In Santa Ana, 200 cops invaded working-class Mexican neighborhoods to
squelch student protests.
Six
thousand walked out in San Diego at the end of a week of walkouts, and
walkouts also occurred in LasVegas, Phoenix, Tucson, El Paso, Dallas and
Houston. By the end of the month
walkouts were even being reported in isolated towns in upstate New
York. Three times during the
following week mass walkouts occurred in the metropolitan Washington, D.C.,
area. Northern Virginia students
said many faculty members were supportive. "One of our vice principals
said he was really proud of us," said one, and a Montgomery County,
Maryland, student reported that many teachers left their classrooms and
clapped to show support.
Labor’s role
The
mass workplace walkouts at the center of the biggest actions are due not
only to spontaneous anger, but are also the product of years of organizing
on the job, as well as the leading role played by union activists in
community affairs.
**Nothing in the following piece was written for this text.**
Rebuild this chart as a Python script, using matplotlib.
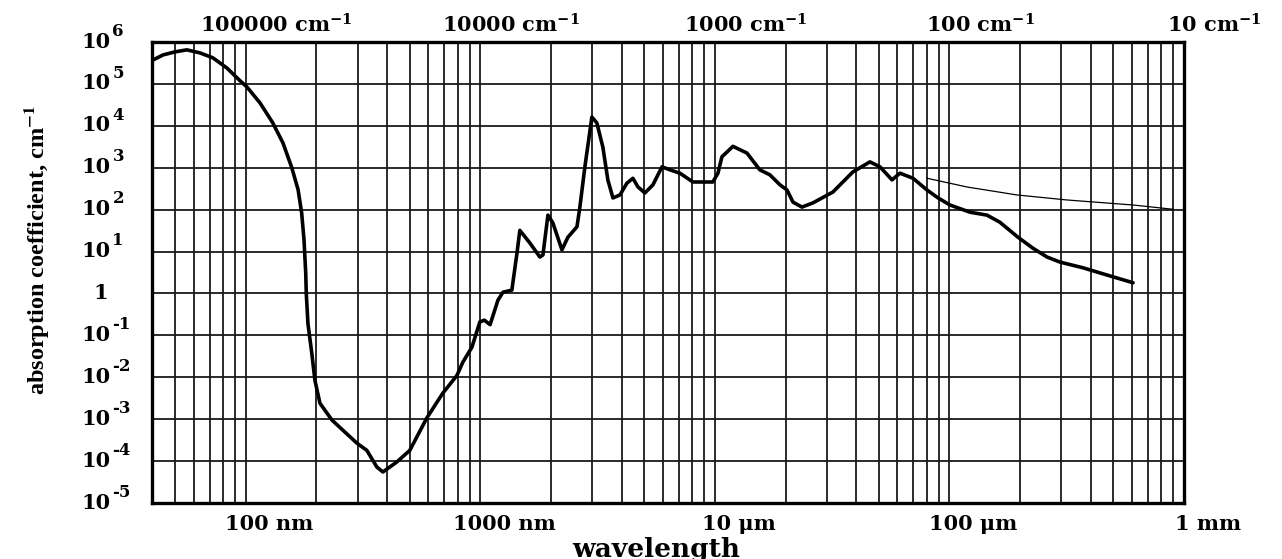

For instance, one of the key organizers in Chicago, Jose
Artemio Arreola, a custodial worker and executive board member of SEIU Local
73, has been active in the city’s Mexican advisory council.
In
the same city, the United Electrical Workers, UNITE-HERE, and other unions
have been involved in organizing struggles and contract battles at largely-immigrant
shops. Out of these struggles emerged Accion Chicago, a labor-community
coalition. A similar labor-community
coalition, the New York Civic Participation Project (El Proyecto de Participacion
Civica de la Ciudad de Nueva York), arose after joint struggles engaged in
by community groups and unions, and others arose around the country in the
wake of joint work to build the 2003 Immigrant Worker Freedom Rides initiated
by the AFL-CIO. Since that march activists in these coalitions have participated
in local struggles ranging from protecting driver’s licenses for immigrants
to winning back pay stolen by bosses.
And
big contract struggles of mostly immigrant workers are going on right now,
most prominently the nationwide hotel contract campaign (for the first time,
all major hotel contracts expire in the same year, thanks to a strategic
plan on the part of UNITE-HERE).
Such
struggles also draw strength from the changing workplace demographics that
are the result of one tool in the bosses’ offensive against labor since the
late 1960s. Employers have closed plants that had been predominantly staffed
by white, Black, and Latino workers, and reopened them elsewhere (or
sometimes even in the same place) with newer immigrants, at
lower
wages and without unions.
Despite
all the talk of de-industrialization and the new service economy, there are
still millions of manufacturing workers—increasingly immigrant—in every region
of the country. In response, some unions, although not nearly quickly or
massively enough, have been organizing newer immigrants, in both manufacturing
and services. In fact, the dispute about
the
pace of organizing was one issue in the (nonetheless unjustified) split in
the AFL-CIO.
A
typical example of the problems facing undocumented workers arose at the
height of the March upsurge: Workday Minnesota reported that the United
Food and Commercial Workers was forced to appeal to community groups for
immediate financial assistance for laid-off members, many of whom were, for
lack of documents, ineligible for unemployment. This is an all-too common occurrence—even
though, despite the common and mistaken assumption, most undocumented
workers have taxes taken out of their paychecks that go to fund just such
benefits.
Some
unions—most notably SEIU—have fallen for the McCain-Kennedy trap, though
the AFL-CIO has come out strongly against guest-worker programs, arguing instead
for full rights for all regardless of status. In an op-ed in the New York Daily News the day after the Los
Angeles march, AFL-CIO Executive Vice President Linda Chavez-Thompson said
that “all
immigration
reform proposals currently circulating in the halls of Congress fail to
protect even the most basic rights of immigrant workers and their
families.” “We must reject guest
worker programs,” she said. “Because these workers are wholly dependent on
host employers for both their livelihoods and legal status, guest workers
are ripe for exploitation.” Instead, she
called
for “a path to permanent residency for immigrant workers already here,” as
well as
enforcement
of workplace standards and laws, including wages and safety.
A
Federation statement earlier in the month also demanded paths to
citizenship for all current
undocumented
workers: “There is no good reason why any immigrant who comes to this
country prepared to work, to pay taxes ... should be denied what has been offered
to immigrants throughout our country’s history, a path to legal
citizenship. ... A permanent
two-tier
workforce, with ... second-class ‘guestworker’ status, would be repugnant
to our
traditions
and our ideals.”
Chavez-Thompson
also pointed to the horrendous conditions facing undocumented workers: the
constant threat of deportation, being cheated out of wages owed, and their
concentration in the most dangerous jobs.
(This
is an increasingly tragic reality: Almost every day an immigrant worker
dies at a construction or other unsafe jobsite somewhere in the country.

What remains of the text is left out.